For the next 72 holes, with 2022 Brabazon Trophy winner Christiaan Maas on the bag, Potgieter was formidable. The Mossel Bay teen knocked out Germany’s Laurenz Schiergen 2 & 1 to set up a semifinal clash with Alex Maguire, fresh off his East of Ireland Amateur Open win, and produced a strong finish to down the Irishman 3 & 1.

Match play can easily mess with your emotions and none more so than going into a 36-hole final. Facing Bairstow, the 2021 Brabazon Trophy winner and obvious crowd favourite, was always going to be a tall order, but Potgieter quickly stamped his mark on the match and a superb bogey-free four-under-par 66 in the morning session earned him a seven-up lead.

“On this golf course, going bogey-free on the first 18 holes was incredible for me,” Potgieter said.

“I played really well, and everything worked out in the morning. I expected Sam to do better than he did in the morning. He didn’t play too well, but I knew he was going to come out strong; he wasn’t going to give up. I just had to play steady and keep my lead.”

If you take the lead in match play, you may become more relaxed, and a player who has the lead will probably play more conservatively, but Potgieter did not hold back over the final 18 holes.

He conceded the 21st hole to a Bairstow birdie, and the Englishman won the 24th with a birdie, but the big-hitting South African reclaimed a six-up lead with a birdie of his own on the 26th hole.

Bairstow’s charge gained momentum on the back nine and the Hallowes golfer clawed back the 28th, 30th and 31st holes. Potgieter’s lead was cut to just two-up after he doubled the 32nd hole, but with four holes to play, his superb short-game held up under pressure.

A crucial par on the 33rd hole — the par-4 15th — took him back to three-up and Potgieter was left with two putts for the win on the par-4 16th after Bairstow’s birdie putt stayed out.

“At the beginning of the week, I just tried to make the cut to make the match play, and then I just went from there, match by match,” he said.

Potgieter’s achievement at Royal Lytham, combined with his rise in the world rankings over the past three years, has been nothing short of spectacular.

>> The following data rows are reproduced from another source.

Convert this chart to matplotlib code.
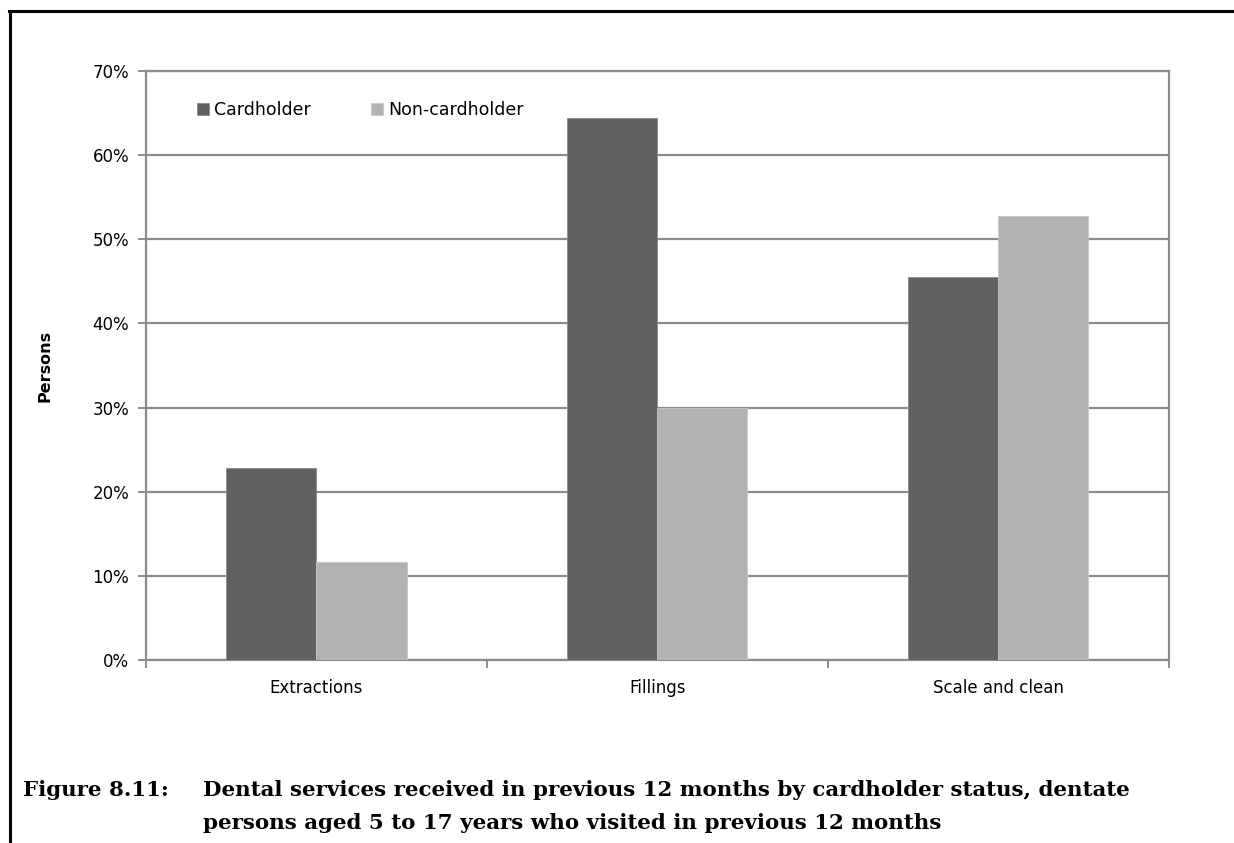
import numpy as np
import matplotlib
import matplotlib.pyplot as plt
from matplotlib.lines import Line2D
from matplotlib.ticker import FuncFormatter

matplotlib.use('agg')

categories = ['Extractions', 'Fillings', 'Scale and clean']
cardholder = [22.8, 64.4, 45.5]
non_cardholder = [11.7, 30.0, 52.8]
series_names = ['Cardholder', 'Non-cardholder']
colors = ['#616161', '#b2b2b2']
grid_color = '#8c8c8c'

fig = plt.figure(figsize=(12.34, 8.43), dpi=100)
ax = fig.add_axes([0.1183, 0.2171, 0.829, 0.6987])

x = np.arange(len(categories))
w = 0.264
ax.bar(x - w / 2, cardholder, w, color=colors[0], edgecolor='#8a8a8a', linewidth=0.6, label=series_names[0], zorder=3)
ax.bar(x + w / 2, non_cardholder, w, color=colors[1], edgecolor='#c8c8c8', linewidth=0.6, label=series_names[1], zorder=3)

ax.set_xlim(-0.5, len(categories) - 0.5)
ax.set_ylim(0, 70)
ax.set_yticks(np.arange(0, 71, 10))
ax.yaxis.set_major_formatter(FuncFormatter(lambda v, p: f'{int(v)}%'))
ax.yaxis.grid(True, color=grid_color, linewidth=1.6, zorder=0)
ax.set_axisbelow(True)

ax.set_xticks(x)
ax.set_xticklabels(categories)
ax.set_xticks(np.arange(-0.5, len(categories), 1), minor=True)
ax.tick_params(axis='x', which='major', length=0, pad=14, labelsize=12)
ax.tick_params(axis='x', which='minor', length=6, width=1.4, color=grid_color)
ax.tick_params(axis='y', length=6, width=1.4, color=grid_color, labelsize=12, pad=6)

for s in ax.spines.values():
    s.set_color(grid_color)
    s.set_linewidth(1.6)

ax.set_ylabel('Persons', fontsize=11.5, fontweight='bold', labelpad=29)

ax.legend(loc='upper left', bbox_to_anchor=(0.035, 0.975), ncol=2, frameon=False,
          fontsize=12.5, handlelength=0.65, handleheight=0.65, handletextpad=0.3,
          columnspacing=3.5)

# border lines around the chart
fig.add_artist(Line2D([9 / 1234, 1], [1 - 11 / 843, 1 - 11 / 843], color='black', linewidth=2.2, transform=fig.transFigure))
fig.add_artist(Line2D([10 / 1234, 10 / 1234], [0, 1 - 11 / 843], color='black', linewidth=2.2, transform=fig.transFigure))

cap_font = dict(family='DejaVu Serif', fontsize=15.4, fontweight='bold', va='baseline')
fig.text(23 / 1234, 1 - 796 / 843, 'Figure 8.11:', **cap_font)
fig.text(203 / 1234, 1 - 796 / 843, 'Dental services received in previous 12 months by cardholder status, dentate', **cap_font)
fig.text(203 / 1234, 1 - 829 / 843, 'persons aged 5 to 17 years who visited in previous 12 months', **cap_font)

fig.savefig('out.png', dpi=100)
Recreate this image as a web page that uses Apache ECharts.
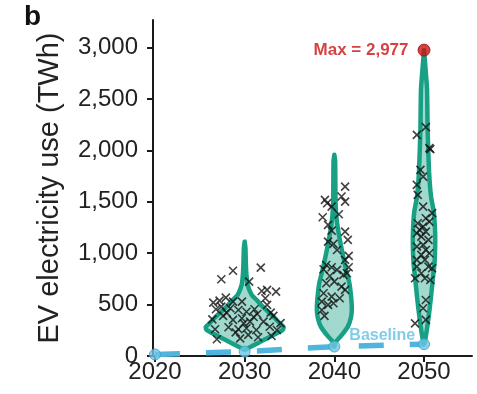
<!DOCTYPE html>
<html><head><meta charset="utf-8">
<script src="https://cdn.jsdelivr.net/npm/echarts@6/dist/echarts.min.js"></script>
<style>html,body{margin:0;padding:0;background:#fff}#c{width:477px;height:394px}</style>
</head><body><div id="c"></div>
<script>
// ---------- data ----------
const years = [2020, 2030, 2040, 2050];
const yTicks = [0, 500, 1000, 1500, 2000, 2500, 3000];
const baselineValues = [15, 43, 92, 115];
const maxPoint = [2050, 2977];

// scenario results: [jittered year, TWh]
const scen2030 = [[2028.7,830],[2031.8,860],[2027.4,747],[2030.5,724],[2031.9,633],[2032.5,643],[2033.5,626],[2032.3,562],[2026.5,519],[2027.2,539],[2027.9,568],[2026.8,455],[2028.4,465],[2029.7,529],[2029.3,448],[2030.2,431],[2031.1,455],[2031.4,409],[2032.9,422],[2033.2,390],[2026.4,357],[2027.6,390],[2028.7,351],[2029.7,367],[2030.6,334],[2032.1,334],[2026.7,260],[2028.2,280],[2029.3,260],[2030.2,270],[2031.3,253],[2032.8,285],[2026.9,163],[2029.5,172],[2030.4,205],[2031.5,182],[2033,195],[2029.9,318],[2028.7,529],[2027.4,480],[2032.5,497],[2033.6,253],[2029,230],[2028,420],[2031,380],[2034,320]];
const scen2040 = [[2041.2,1649],[2038.95,1519],[2040.8,1552],[2041.2,1503],[2039.7,1454],[2039.2,1487],[2039.3,1276],[2039.7,1220],[2041.2,1211],[2041.5,1130],[2039.3,1113],[2039.9,1091],[2040.3,1032],[2041.6,974],[2041.2,935],[2039.1,886],[2039.7,864],[2041.6,864],[2038.8,844],[2040.3,838],[2039.5,779],[2041,789],[2041.4,805],[2040,724],[2039.1,708],[2040.8,675],[2041.2,643],[2038.8,611],[2039.7,578],[2040.6,562],[2038.6,529],[2039.3,497],[2038.6,448],[2038.9,390],[2039.9,513],[2040.5,1380],[2038.7,1350]];
const scen2050 = [[2050.2,2227],[2049.2,2152],[2050.6,2023],[2050.7,2013],[2049.6,1812],[2049.9,1746],[2049.2,1666],[2049.3,1568],[2049.9,1454],[2050.9,1390],[2050.2,1341],[2049.3,1292],[2049.9,1259],[2050.6,1308],[2049.2,1195],[2049.7,1162],[2050.5,1130],[2049.9,1081],[2049.2,1065],[2050.2,1032],[2050.6,1000],[2049.7,984],[2049.2,935],[2050.1,935],[2050.5,870],[2050.9,854],[2049.2,870],[2049.7,805],[2050.1,757],[2049,757],[2050.7,740],[2050.2,545],[2049.9,465],[2050.2,351],[2049,318],[2049.5,1227],[2050.2,1211]];

// violin density profiles: [TWh, relative density]
const violinYears = [2030, 2040, 2050];
const violin2030 = [[58,0],[100,0.8],[150,1.8],[200,2.8],[253,3.8],[280,3.9],[320,3.5],[400,2.7],[480,1.8],[545,1.2],[594,0.7],[692,0.3],[789,0.18],[900,0.12],[1050,0.08],[1113,0]];
const violin2040 = [[92,0],[140,0.15],[205,0.75],[286,1.35],[370,1.65],[450,1.75],[550,1.7],[711,1.5],[870,1.1],[1032,0.75],[1200,0.42],[1357,0.2],[1500,0.12],[1700,0.1],[1900,0.08],[1958,0]];
const violin2050 = [[115,0],[156,0.12],[321,0.38],[450,0.55],[578,0.7],[750,0.88],[905,1.05],[1100,1.12],[1227,1.1],[1400,0.98],[1552,0.7],[1800,0.5],[2200,0.36],[2600,0.3],[2977,0]];
const violins = [violin2030, violin2040, violin2050];

// ---------- chart ----------
const FONT = 'Liberation Sans, Arial, sans-serif';
const TEAL = '#17a084';
const DENS_SCALE = 1.115; // years per density unit
const chart = echarts.init(document.getElementById('c'), null, {renderer: 'canvas'});

const scatterStyle = {
  type: 'scatter', z: 3,
  symbol: 'path://M0,0L10,10M10,0L0,10',
  symbolSize: 8,
  itemStyle: {color: 'transparent', borderColor: '#111', borderWidth: 1.6},
  silent: true
};

chart.setOption({
  animation: false,
  textStyle: {fontFamily: FONT},
  grid: {left: 153, right: 5, top: 20, bottom: 38, containLabel: false},
  graphic: [{type: 'text', left: 24, top: 3, style: {text: 'b', font: 'bold 28px ' + FONT, fill: '#111'}}],
  xAxis: {
    type: 'value', min: 2019.78, max: 2055.35,
    splitLine: {show: false},
    axisLine: {show: true, onZero: false, lineStyle: {color: '#1a1a1a', width: 2}},
    axisTick: {show: true, length: 6, lineStyle: {color: '#1a1a1a', width: 2}, customValues: years},
    axisLabel: {customValues: years, formatter: v => String(v), fontSize: 24, color: '#222', margin: 4, fontFamily: FONT}
  },
  yAxis: {
    type: 'value', min: 0, max: 3270,
    name: 'EV electricity use (TWh)', nameLocation: 'middle', nameGap: 89,
    nameTextStyle: {fontSize: 29, color: '#222', fontFamily: FONT},
    splitLine: {show: false},
    axisLine: {show: true, lineStyle: {color: '#1a1a1a', width: 2}},
    axisTick: {show: true, length: 6, lineStyle: {color: '#1a1a1a', width: 2}, customValues: yTicks},
    axisLabel: {customValues: yTicks, formatter: v => v.toLocaleString('en-US'), fontSize: 24, color: '#222', margin: 15, fontFamily: FONT}
  },
  series: [
    {
      type: 'line', z: 1, silent: true,
      data: years.map((y, i) => [y, baselineValues[i]]),
      symbol: 'none',
      lineStyle: {color: '#4fb5dc', width: 5.5, type: [25, 26], cap: 'butt'}
    },
    {
      type: 'custom', z: 2, silent: true,
      data: violinYears.map(y => [y, 0]),
      renderItem(params, api) {
        const yr = api.value(0);
        const prof = violins[params.dataIndex];
        const right = prof.map(([v, d]) => api.coord([yr + d * DENS_SCALE, v]));
        const left = prof.slice().reverse().map(([v, d]) => api.coord([yr - d * DENS_SCALE, v]));
        return {
          type: 'polygon',
          shape: {points: right.concat(left), smooth: 0.15},
          style: {fill: 'rgba(23,160,132,0.40)', stroke: TEAL, lineWidth: 4.5, lineJoin: 'round'}
        };
      }
    },
    Object.assign({data: scen2030}, scatterStyle),
    Object.assign({data: scen2040}, scatterStyle),
    Object.assign({data: scen2050}, scatterStyle),
    {
      type: 'scatter', z: 4, silent: true,
      data: years.map((y, i) => ({
        value: [y, baselineValues[i]],
        label: i === 2 ? {show: true, formatter: 'Baseline', position: 'right', distance: 9, offset: [0, -11],
          color: '#5fc0e2', fontWeight: 'bold', fontSize: 16, fontFamily: FONT} : {show: false}
      })),
      symbolSize: 11,
      itemStyle: {color: '#6ec6e6', borderColor: '#3a9fc8', borderWidth: 1}
    },
    {
      type: 'scatter', z: 5, silent: true,
      data: [maxPoint],
      symbolSize: 12,
      itemStyle: {color: '#cc1111', borderColor: '#990a0a', borderWidth: 1},
      label: {show: true, position: 'left', distance: 9,
        formatter: p => 'Max = ' + p.value[1].toLocaleString('en-US'),
        color: '#cc1111', fontWeight: 'bold', fontSize: 17, fontFamily: FONT}
    }
  ]
});
</script>
</body></html>
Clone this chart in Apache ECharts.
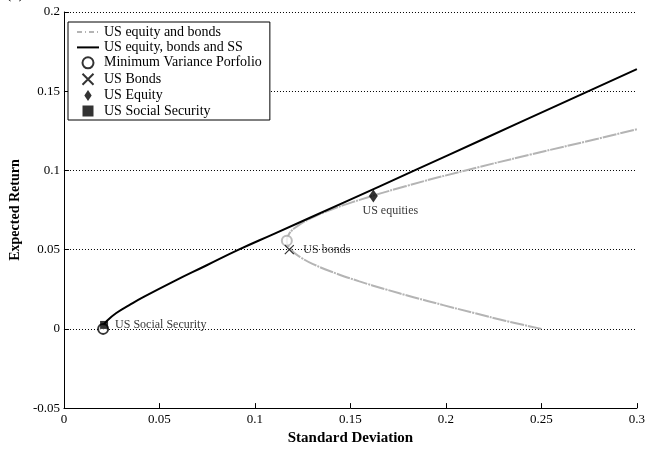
<!DOCTYPE html>
<html>
<head>
<meta charset="utf-8">
<script src="https://cdn.jsdelivr.net/npm/echarts@6/dist/echarts.min.js"></script>
<style>
html,body{margin:0;padding:0;background:#fff;}
#c{width:648px;height:451px;}
</style>
</head>
<body>
<div id="c"></div>
<script>
// Efficient frontier: US equity, bonds and Social Security (black)
const ssFrontierSigma = [0.0206, 0.0224, 0.0274, 0.0342, 0.0415, 0.0575, 0.0745, 0.0915, 0.1100, 0.1470, 0.1836, 0.2200, 0.2563, 0.3000];
const ssFrontierMu    = [0.002, 0.005, 0.010, 0.015, 0.020, 0.030, 0.040, 0.050, 0.060, 0.080, 0.100, 0.120, 0.140, 0.164];
// Efficient frontier: US equity and bonds (gray)
const ebFrontierSigma = [0.2500, 0.2315, 0.2149, 0.1986, 0.1830, 0.1683, 0.1547, 0.1425, 0.1321, 0.1241, 0.1189, 0.1167, 0.1179, 0.1224, 0.1297, 0.1394, 0.1511, 0.1788, 0.2103, 0.2442, 0.2795, 0.3000];
const ebFrontierMu    = [0.000, 0.005, 0.010, 0.015, 0.020, 0.025, 0.030, 0.035, 0.040, 0.045, 0.050, 0.0557, 0.060, 0.065, 0.070, 0.075, 0.080, 0.090, 0.100, 0.110, 0.120, 0.126];
// Points
const minVarSigma = [0.0205, 0.1167];
const minVarMu    = [0.000, 0.0557];
const bondsPoint  = [0.118, 0.050];
const equityPoint = [0.162, 0.0838];
const ssPoint     = [0.021, 0.0025];
const xTicks = [0, 0.05, 0.1, 0.15, 0.2, 0.25, 0.3];
const yTicks = [-0.05, 0, 0.05, 0.1, 0.15, 0.2];

const FONT = 'Liberation Serif';
const zip = (a, b) => a.map((v, i) => [v, b[i]]);
const DIAMOND = 'path://M4,0L8,6L4,12L0,6Z';
const SQUARE = 'path://M0,0H8V8H0Z';
const CROSS = 'path://M0,0L10,10M10,0L0,10';

const chart = echarts.init(document.getElementById('c'), null, {renderer: 'canvas'});
chart.setOption({
  animation: false,
  backgroundColor: '#fff',
  textStyle: {fontFamily: FONT},
  graphic: [{
    type: 'text', left: 6, top: -14,
    style: {text: '(a)', font: '16px "Liberation Serif"', fill: '#000'}
  }],
  grid: {left: 56, right: 8, top: 12, bottom: 39, containLabel: false},
  legend: {
    left: 68, top: 22, orient: 'vertical',
    backgroundColor: '#fff',
    borderColor: '#000', borderWidth: 1,
    padding: [3, 8, 2, 8],
    itemWidth: 22, itemHeight: 11, itemGap: 1.4,
    textStyle: {fontFamily: FONT, fontSize: 14, lineHeight: 14, color: '#000'},
    data: [
      {name: 'US equity and bonds', itemStyle: {opacity: 0},
        lineStyle: {type: [5, 3, 1, 3], width: 2, color: '#b4b4b4'}},
      {name: 'US equity, bonds and SS', itemStyle: {opacity: 0}},
      {name: 'Minimum Variance Porfolio'},
      {name: 'US Bonds'},
      {name: 'US Equity'},
      {name: 'US Social Security'}
    ]
  },
  xAxis: {
    type: 'value', min: 0, max: 0.3, interval: 0.05,
    name: 'Standard Deviation', nameLocation: 'middle', nameGap: 20,
    nameTextStyle: {fontFamily: FONT, fontWeight: 'bold', fontSize: 15, color: '#000'},
    axisLine: {show: true, onZero: false, lineStyle: {color: '#000', width: 1}},
    axisTick: {show: true, inside: true, length: 5, lineStyle: {color: '#000'}},
    axisLabel: {fontFamily: FONT, fontSize: 13, color: '#000', margin: 5,
      formatter: v => String(+v.toFixed(2))},
    splitLine: {show: false}
  },
  yAxis: {
    type: 'value', min: -0.05, max: 0.2, interval: 0.05,
    name: 'Expected Return', nameLocation: 'middle', nameGap: 38,
    nameTextStyle: {fontFamily: FONT, fontWeight: 'bold', fontSize: 14, color: '#000'},
    axisLine: {show: true, onZero: false, lineStyle: {color: '#000', width: 1}},
    axisTick: {show: true, inside: true, length: 5, lineStyle: {color: '#000'}},
    axisLabel: {fontFamily: FONT, fontSize: 13, color: '#000', margin: 4,
      formatter: v => String(+v.toFixed(2))},
    splitLine: {show: true, lineStyle: {color: '#000', width: 1, type: [1, 2]}}
  },
  series: [
    {
      name: 'US equity and bonds', type: 'line', symbol: 'none', smooth: true,
      data: zip(ebFrontierSigma, ebFrontierMu),
      lineStyle: {color: '#b4b4b4', width: 2, type: [14, 1, 2, 1]},
      itemStyle: {color: '#b4b4b4'}, z: 2
    },
    {
      name: 'US equity, bonds and SS', type: 'line', symbol: 'none', smooth: true,
      data: zip(ssFrontierSigma, ssFrontierMu),
      lineStyle: {color: '#000', width: 2},
      itemStyle: {color: '#000'}, z: 3
    },
    {
      name: 'Minimum Variance Porfolio', type: 'scatter', symbol: 'emptyCircle', symbolSize: 10,
      itemStyle: {color: '#000', borderWidth: 1},
      data: [
        {value: [minVarSigma[0], minVarMu[0]]},
        {value: [minVarSigma[1], minVarMu[1]], itemStyle: {color: '#aaa', borderColor: '#aaa'}}
      ], z: 4
    },
    {
      name: 'US Bonds', type: 'scatter',
      symbol: CROSS, symbolSize: 9,
      itemStyle: {color: 'none', borderColor: '#000', borderWidth: 1.2},
      label: {show: true, position: 'right', distance: 7, formatter: 'US bonds',
        fontFamily: FONT, fontSize: 12, color: '#000'},
      data: [bondsPoint], z: 5
    },
    {
      name: 'US Equity', type: 'scatter', symbol: DIAMOND, symbolSize: [9, 13],
      itemStyle: {color: '#000'},
      label: {show: true, position: 'bottom', distance: 2, offset: [17, 0], formatter: 'US equities',
        fontFamily: FONT, fontSize: 12, color: '#000'},
      data: [equityPoint], z: 5
    },
    {
      name: 'US Social Security', type: 'scatter', symbol: SQUARE, symbolSize: 8,
      itemStyle: {color: '#000'},
      label: {show: true, position: 'right', distance: 7, formatter: 'US Social Security',
        fontFamily: FONT, fontSize: 12, color: '#000'},
      data: [ssPoint], z: 5
    }
  ]
});
</script>
</body>
</html>
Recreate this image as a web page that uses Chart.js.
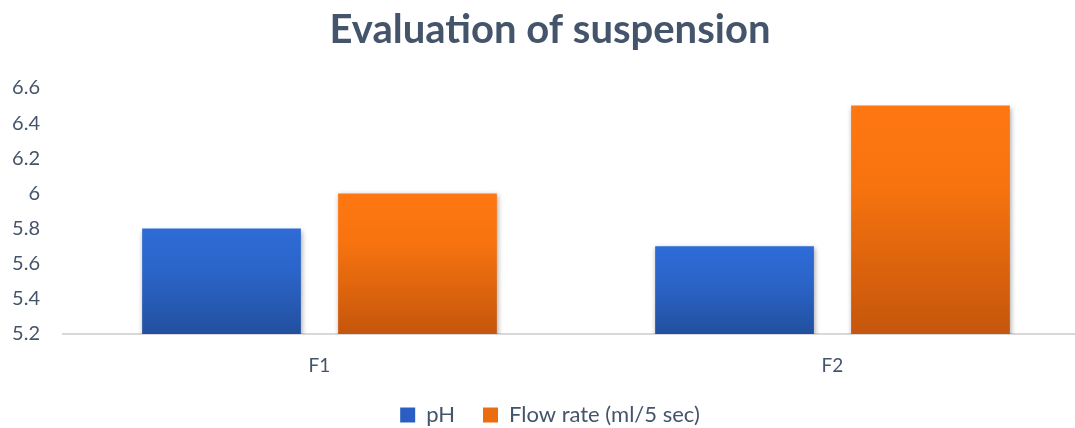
<!DOCTYPE html>
<html>
<head>
<meta charset="utf-8">
<script src="https://cdn.jsdelivr.net/npm/chart.js@4.4.1/dist/chart.umd.min.js"></script>
<style>
	html, body { margin: 0; padding: 0; background: #fff; overflow: hidden; height: 428px; }
	#wrap { width: 1110px; height: 436px; position: relative; }
</style>
</head>
<body>
<div id="wrap"><canvas id="cv"></canvas></div>
<script>
var categories = ['F1', 'F2'];
var phValues = [5.8, 5.7];
var flowValues = [6.0, 6.5];
var seriesNames = ['pH', 'Flow rate (ml/5 sec)'];
var yMin = 5.2, yMax = 6.6, yStep = 0.2;

var txtColor = '#44546A';
var fontFam = 'Lato, "Open Sans", sans-serif';
var legendSwatch = ['#2A5EC2', '#EC6C10'];

// per-bar vertical gradient (top light, bottom dark)
function barFill(top, mid, bottom) {
	return function (ctx) {
		var chart = ctx.chart;
		if (!chart.chartArea || !chart.scales.y) return top;
		var ys = chart.scales.y;
		var y0 = ys.getPixelForValue(ctx.raw);
		var y1 = ys.getPixelForValue(yMin);
		if (!isFinite(y0) || y1 - y0 < 1) return top;
		var g = chart.ctx.createLinearGradient(0, y0, 0, y1);
		g.addColorStop(0, top);
		g.addColorStop(0.35, mid);
		g.addColorStop(1, bottom);
		return g;
	};
}

var shadowPlugin = {
	id: 'barShadow',
	beforeDatasetsDraw: function (chart) {
		var c = chart.ctx;
		c.save();
		c.shadowColor = 'rgba(0,0,0,0.35)';
		c.shadowBlur = 5;
		c.shadowOffsetX = 1;
		c.shadowOffsetY = 2;
	},
	afterDatasetsDraw: function (chart) {
		chart.ctx.restore();
	}
};

var chart = new Chart(document.getElementById('cv'), {
	type: 'bar',
	data: {
		labels: categories,
		datasets: [{
			label: seriesNames[0],
			data: phValues,
			backgroundColor: barFill('#2E6BD6', '#2C66CC', '#2250A0'),
			borderWidth: 0
		}, {
			label: seriesNames[1],
			data: flowValues,
			backgroundColor: barFill('#FF7712', '#F7730F', '#C5560C'),
			borderWidth: 0
		}]
	},
	options: {
		responsive: true,
		maintainAspectRatio: false,
		animation: false,
		layout: { padding: { left: 11, right: 21, top: 0, bottom: 0 } },
		datasets: { bar: { categoryPercentage: 0.764, barPercentage: 0.81 } },
		scales: {
			x: {
				grid: { display: false, drawTicks: false },
				border: { display: true, color: '#D9D9D9', width: 2 },
				ticks: { color: txtColor, font: { family: fontFam, size: 19 }, padding: 20 },
				afterFit: function (s) { s.height = 42; }
			},
			y: {
				min: yMin,
				max: yMax,
				grid: { display: false, drawTicks: false },
				border: { display: false },
				ticks: {
					stepSize: yStep,
					color: txtColor,
					font: { family: fontFam, size: 20 },
					padding: 23,
					callback: function (v) { return String(Math.round(v * 10) / 10); }
				},
				afterFit: function (s) { s.width = 52; }
			}
		},
		plugins: {
			title: {
				display: true,
				text: 'Evaluation of suspension',
				color: txtColor,
				font: { family: fontFam, size: 40, weight: 'bold' },
				padding: { top: 6, bottom: 34 }
			},
			legend: {
				position: 'bottom',
				labels: {
					color: txtColor,
					font: { family: fontFam, size: 22 },
					boxWidth: 15,
					boxHeight: 15,
					padding: 28,
					generateLabels: function (ch) {
						return ch.data.datasets.map(function (ds, i) {
							return {
								text: ds.label,
								fillStyle: legendSwatch[i],
								strokeStyle: legendSwatch[i],
								lineWidth: 0,
								fontColor: txtColor,
								hidden: !ch.isDatasetVisible(i),
								datasetIndex: i
							};
						});
					}
				}
			},
			tooltip: { enabled: false }
		}
	},
	plugins: [shadowPlugin]
});
</script>
</body>
</html>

In 2019, he was ranked 6,000th on the world amateur golf ranking, but by the time the family returned to SA in December 2021 after nine years in Australia, he had risen to 2,800 and was Western Australia’s No 1 junior, Golf Australia’s No 6 junior and 26th on the Golf Australia Open Amateur rankings.

He made a spectacular start on the GolfRSA circuit, tying for third in the African Amateur Stroke Play Championship at Leopard Creek and claiming his first victory in the Nomads Junior International in early March.

That same month he won the Nomads SA Boys U19 Stroke Play Championship and backed up the tournament record 20-shot victory at Royal Cape with an 8 & 7 win to lift the SA Boys Match Play title — becoming only the fifth junior since 1963 to complete the rare double after Richard Sterne (1999), Dylan Frittelli (2008), Zander Gous (2013) and Jayden Schaper (2015).

Before the squad left for the UK, Potgieter had climbed to eighth in the GolfRSA Open Amateur courtesy of three top-five finishes on the provincial circuit, and added the Western Province Amateur Match Play title, which he also won 8 & 7, to his list of achievements.

Ranked 140th before the dream week at Royal Lytham, Potgieter has cemented his spot alongside fellow GolfRSA national squad members Casey Jarvis and Yurav Premlall in the International Team for the 2022 Junior Presidents Cup in North Carolina in September.

But first, he can now look forward to competing in the 150th Open at St Andrews in July.

“I’m really excited. I played the Old Course recently during The St Andrews Links Trophy and it was really amazing,” said the young champion.

“I think the course is going to be in better shape and I’m really looking forward to the experience. The Open has always been my favourite Major because of all the history it holds.

“I never in my wildest dreams would have thought I’d be playing the Open at this age. It’s a dream come true and it’s going to be a tough few weeks, waiting out the return trip back to St Andrews.”